Burleson’s story asserts that it was his questioning of these two policies in such a public forum that raised the ire of the trustee leadership, all of whom are called by name in the book. Burleson’s public dissent, he believes, was an act of his own personal responsibility to let Southern Baptists know what was happening at the board.
Nevertheless, trustee leadership determined to silence the dissent and neutralize Burleson’s influence. Less than six months after joining the board for a six-year term, the pastor from Enid found himself rebuked by his fellow trustees in an effort to remove him from his post.
The book also records events seemingly unrelated to Burleson’s own personal IMB drama, such as Southwestern Baptist Theological Seminary’s censorship of Texas pastor Dwight McKissic’s 2006 chapel sermon on his personal prayer practices or the broadside termination of a female Southwestern faculty member and subsequent federal lawsuit (with which Burleson was involved).
But these narratives are included to substantiate the author’s premise that a cabal of fundamentalist SBC agency trustees, under the direction of Southwestern Seminary President Paige Patterson, were redefining the boundaries of fellowship in the Southern Baptist Convention to suit their own narrow, idiosyncratic theology.
We were witnesses to much of what happened during these two years, and we were both at Burleson’s side during some of the most heated exchanges recorded in the book. That the trustee board of the IMB fell under the control of a faction of trustees who opposed Rankin is without question. That the trustees, following their elected leadership, made knee-jerk reactions with regard to Burleson’s blog is true. Much of the book records with reliable accuracy the events we witnessed, and Burleson has done historians and observers of denominational trends a favor by providing previously unreported details.

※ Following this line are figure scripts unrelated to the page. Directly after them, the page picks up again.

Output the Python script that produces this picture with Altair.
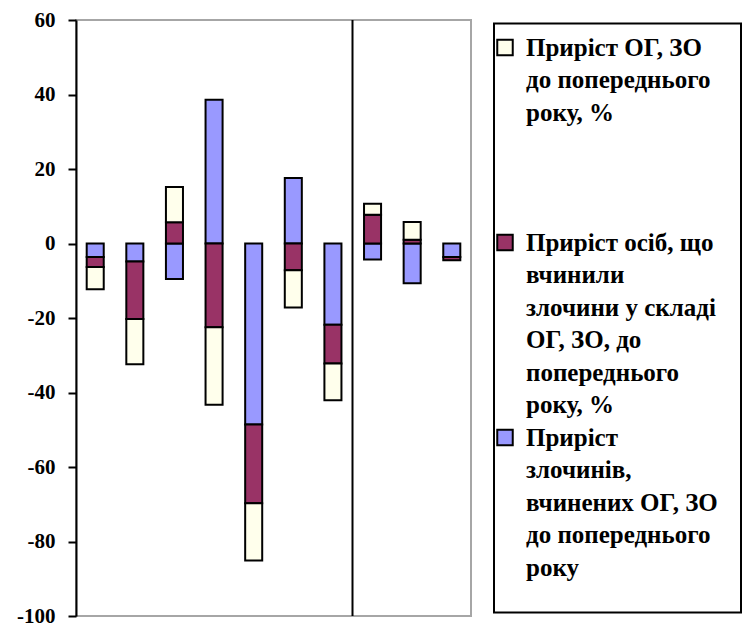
import altair as alt
import pandas as pd

# ---- data ----
categories = [str(i) for i in range(1, 11)]
series = [
    "Приріст злочинів, вчинених ОГ, ЗО до попереднього року",
    "Приріст осіб, що вчинили злочини у складі ОГ, ЗО, до попереднього року, %",
    "Приріст ОГ, ЗО до попереднього року, %",
]
crimes = [-3.6, -4.8, -9.5, 38.6, -48.6, 17.6, -21.8, -4.3, -10.7, -3.6]
persons = [-2.7, -15.5, 5.7, -22.5, -21.1, -7.2, -10.4, 7.7, 1.0, -0.9]
groups = [-6.0, -12.1, 9.5, -20.8, -15.4, -10.0, -9.9, 3.0, 4.8, 0.0]
colors = ["#9999FF", "#993366", "#FFFFEC"]
boundary = [7]  # separator between the 7th and 8th bar groups
y_ticks = [-100, -80, -60, -40, -20, 0, 20, 40, 60]

legend_order = [2, 1, 0]  # legend lists the series in this order
legend_lines = [
    ["Приріст ОГ, ЗО", "до попереднього", "року, %"],
    ["Приріст осіб, що", "вчинили", "злочини у складі", "ОГ, ЗО, до", "попереднього", "року, %"],
    ["Приріст", "злочинів,", "вчинених ОГ, ЗО", "до попереднього", "року"],
]
legend_start_line = [0, 6, 12]

# ---- tables ----
rows = []
for s_idx, vals in enumerate([crimes, persons, groups]):
    for c, v in zip(categories, vals):
        if v != 0:
            rows.append({"cat": c, "value": v, "series": series[s_idx], "ord": s_idx + 1})
df = pd.DataFrame(rows)

txt_rows, sw_rows = [], []
for k, s_idx in enumerate(legend_order):
    sw_rows.append({"col": 0, "line": legend_start_line[k], "series": series[s_idx]})
    for j, t in enumerate(legend_lines[k]):
        txt_rows.append({"col": 1, "line": legend_start_line[k] + j, "text": t})
txt_df = pd.DataFrame(txt_rows)
sw_df = pd.DataFrame(sw_rows)

color_scale = alt.Scale(domain=series, range=colors)
FONT = "Liberation Serif, DejaVu Serif, serif"

bars = alt.Chart(df).mark_bar(stroke="black", strokeWidth=2).encode(
    x=alt.X("cat:N", sort=categories, axis=None,
            scale=alt.Scale(paddingInner=0.57, paddingOuter=0.27)),
    y=alt.Y("value:Q", stack="zero",
            scale=alt.Scale(domain=[-100, 60], nice=False, zero=False),
            axis=alt.Axis(values=y_ticks, title=None, grid=False,
                          labelExpr="'' + datum.value",
                          labelFont=FONT, labelFontWeight="bold", labelFontSize=21,
                          labelColor="black", labelPadding=13,
                          domainColor="black", domainWidth=2,
                          tickColor="black", tickWidth=2, tickSize=8,
                          minExtent=67, maxExtent=67)),
    color=alt.Color("series:N", scale=color_scale, legend=None),
    order=alt.Order("ord:Q"),
)

rule = alt.Chart(pd.DataFrame({"pos": boundary})).mark_rule(
    color="black", strokeWidth=2
).encode(x=alt.X("pos:Q", scale=alt.Scale(domain=[0, len(categories)]), axis=None))

main = alt.layer(bars, rule).resolve_scale(x="independent").properties(
    width=395, height=596,
    view=alt.ViewBackground(stroke="#A6A6A6", strokeWidth=2),
)

lx = alt.X("col:Q", scale=alt.Scale(domain=[0, 1], range=[11, 32]), axis=None)
ly = alt.Y("line:Q", scale=alt.Scale(domain=[-0.74, 17.38], reverse=True, nice=False, zero=False), axis=None)

leg_text = alt.Chart(txt_df).mark_text(
    align="left", baseline="middle", font=FONT, fontWeight="bold",
    fontSize=25, color="black"
).encode(x=lx, y=ly, text="text:N")

leg_sw = alt.Chart(sw_df).mark_square(
    size=240, stroke="black", strokeWidth=2, opacity=1
).encode(x=lx, y=ly, fill=alt.Fill("series:N", scale=color_scale, legend=None))

legend = alt.layer(leg_sw, leg_text).properties(
    width=247, height=589,
    view=alt.ViewBackground(stroke="black", strokeWidth=2),
)

chart = alt.hconcat(main, legend, spacing=23, bounds="flush", center=True).properties(
    padding={"left": 0, "top": 0, "right": 0, "bottom": 0},
    background="white",
)

chart.save("out.html", embed_options={"renderer": "svg", "actions": False})
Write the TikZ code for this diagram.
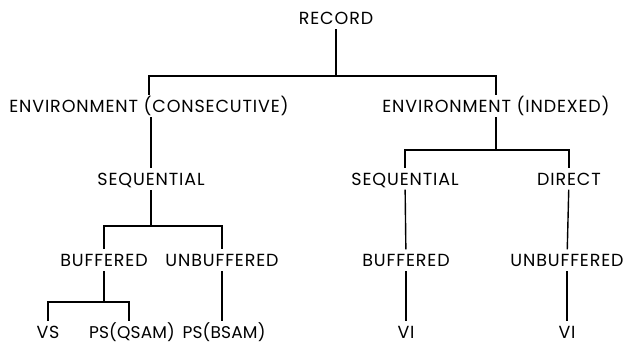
\documentclass[tikz,border=0pt]{standalone}
\usepackage{fontspec}
\setmainfont{Poppins}[LetterSpace=5]
\begin{document}
\begin{tikzpicture}[x=1pt,y=-1pt,
  lbl/.style={font=\fontsize{17.5}{17.5}\selectfont, inner sep=0pt, text height=12.5pt, text depth=0pt, outer ysep=5pt},
  tight/.style={lbl, font=\fontsize{17}{17}\selectfont\addfontfeature{LetterSpace=1}},
  conn/.style={line width=1.4pt, line cap=rect}]
\useasboundingbox (0,0) rectangle (623,343);
% row 1
\node[lbl] (rec) at (336,18) {RECORD};
% row 2
\node[lbl] (envc) at (149,106) {ENVIRONMENT (CONSECUTIVE)};
\node[lbl] (envi) at (496,106) {ENVIRONMENT (INDEXED)};
% row 3
\node[lbl] (seqc) at (151,179) {SEQUENTIAL};
\node[lbl] (seqi) at (405,179) {SEQUENTIAL};
\node[lbl] (dir) at (569,179) {DIRECT};
% row 4
\node[lbl] (bufc) at (104,260) {BUFFERED};
\node[lbl] (unbc) at (222,260) {UNBUFFERED};
\node[lbl] (bufi) at (406,260) {BUFFERED};
\node[lbl] (unbi) at (567,260) {UNBUFFERED};
% row 5
\node[lbl] (vs) at (48,332) {VS};
\node[tight] (psq) at (132,332) {PS(QSAM)};
\node[tight] (psb) at (224,332) {PS(BSAM)};
\node[lbl] (vi1) at (406,332) {VI};
\node[lbl] (vi2) at (567,332) {VI};
% junctions
\coordinate (j1) at (rec |- 0,76);
\coordinate (j2) at (envi |- 0,150);
\coordinate (j3) at (seqc |- 0,226);
\coordinate (j4) at (bufc |- 0,302);
% connectors
\draw[conn] (rec) -- (j1);
\draw[conn] (envc) |- (j1) -| (envi);
\draw[conn] (envi) -- (j2);
\draw[conn] (seqi) |- (j2) -| (dir);
\draw[conn] (envc.south -| seqc) -- (seqc);
\draw[conn] (seqc) -- (j3);
\draw[conn] (bufc) |- (j3) -| (unbc);
\draw[conn] (bufc) -- (j4);
\draw[conn] (vs) |- (j4) -| ([xshift=-3pt]psq.north);
\draw[conn] (unbc) -- (unbc |- psb.north);
\draw[conn] (seqi) -- (bufi);
\draw[conn] (bufi) -- (vi1);
\draw[conn] (dir) -- (unbi);
\draw[conn] (unbi) -- (vi2);
\end{tikzpicture}
\end{document}
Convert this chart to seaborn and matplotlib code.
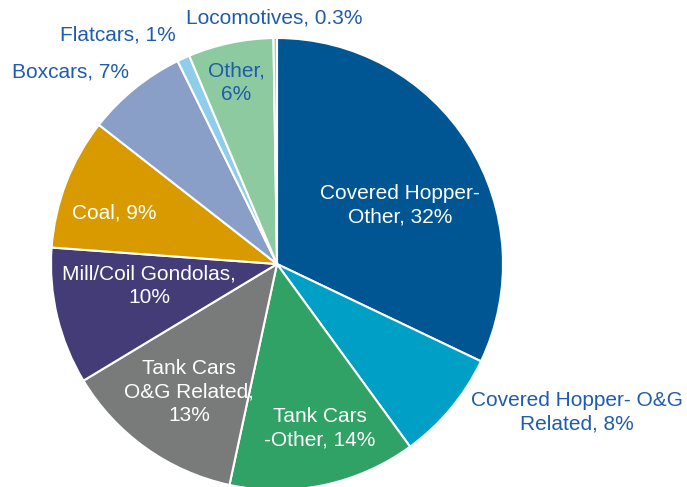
import matplotlib
matplotlib.use("Agg")
import matplotlib.pyplot as plt
import seaborn as sns

sns.set_theme(style="white")
plt.rcParams['font.family'] = ['Liberation Sans', 'DejaVu Sans']

categories = ["Covered Hopper-\nOther, 32%", "Covered Hopper- O&G\nRelated, 8%",
              "Tank Cars\n-Other, 14%", "Tank Cars\nO&G Related,\n13%",
              "Mill/Coil Gondolas,\n10%", "Coal, 9%", "Boxcars, 7%",
              "Flatcars, 1%", "Other,\n6%", "Locomotives, 0.3%"]
# slice shares
values = [32.1, 7.9, 13.4, 13.0, 9.8, 9.4, 7.2, 0.9, 6.1, 0.25]
colors = ["#005693", "#00A0C6", "#30A266", "#797B7B", "#443C77",
          "#D99A00", "#8A9FC8", "#8FCDEB", "#8DCAA0", "#BDBDBD"]
label_colors = ["white", "#1F5BAE", "white", "white", "white", "white",
                "#1F5BAE", "#1F5BAE", "#1F5BAE", "#1F5BAE"]
# label centre positions in pixels (x from left, y from top)
label_pos = [(400, 205), (577, 412), (320, 428), (189, 392), (149, 286),
             (114, 213), (70, 72), (118, 35), (236, 83), (274, 18)]

W, H = 687, 487
fig = plt.figure(figsize=(W / 100, H / 100), dpi=100)
ax = fig.add_axes([0, 0, 1, 1])
ax.pie(values, colors=colors, startangle=90, counterclock=False,
       center=(277, H - 264), radius=226,
       wedgeprops=dict(edgecolor="white", linewidth=1.5))
for lab, (x, y), c in zip(categories, label_pos, label_colors):
    ax.text(x, H - y, lab, color=c, ha="center", va="center",
            fontsize=15, linespacing=1.27, zorder=5)
ax.set_xlim(0, W)
ax.set_ylim(0, H)
ax.set_aspect("equal")
ax.axis("off")
fig.savefig("out.png", dpi=100)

The goal of Burleson’s story, however, is not to provide an exhaustive history, but rather an intimate narrative of personal experiences.
Thus, readers who are unfamiliar with the events recorded do not always receive full background or sufficient context. In some instances, Burleson’s omissions leave the work void of a needed interpretive framework. In others, the author renders facts and events with varying degrees of chronological accuracy.
At times, Burleson’s recollection of events is vastly different from our own, and some of the details he provides cannot be corroborated by our own archives of e-mails, letters and blog posts. Indeed, we regret that Burleson, in his haste to publish the book, has demonstrated a certain degree of carelessness in citing his sources, checking his facts — and imputing motives to his subjects.
Hardball Religion is not a work of candid self-examination, so the reader should not expect revealing moments of second-guessing or regret on the author’s part. We searched diligently to find where Burleson might acknowledge any momentary error of judgment, harshness of tone or bitterness of spirit, though we found none.
Rare indeed are men whose mirrors reflect no flaws. We only wish Burleson had offered a few words of contrite introspection that might serve to undermine popular mischaracterizations of him and reveal the man we both know as a friend. His book could only have been strengthened thereby.
Our expectation is that some will criticize Burleson for using the names of trustees with whom he had disagreements or conflicts. These criticisms will ring hollow. The truth is that any trustee at any time could have defended him/her self on Burleson’s blog or a number of other blogs. It is also true that when they kept names private, Burleson and other critics of SBC powers-that-be were accused of lying; when they named names, they were accused of gossip. This was a common fury of the fundamentalists.
Overall, Hardball Religion is a reliable narrative with its few factual errors not taking away from the primary thesis: The Southern Baptist Convention is large enough to accommodate differing views on non-essential matters instead of demanding conformity through a continued narrowing of doctrinal parameters that promises to choke out cooperation and mission altogether.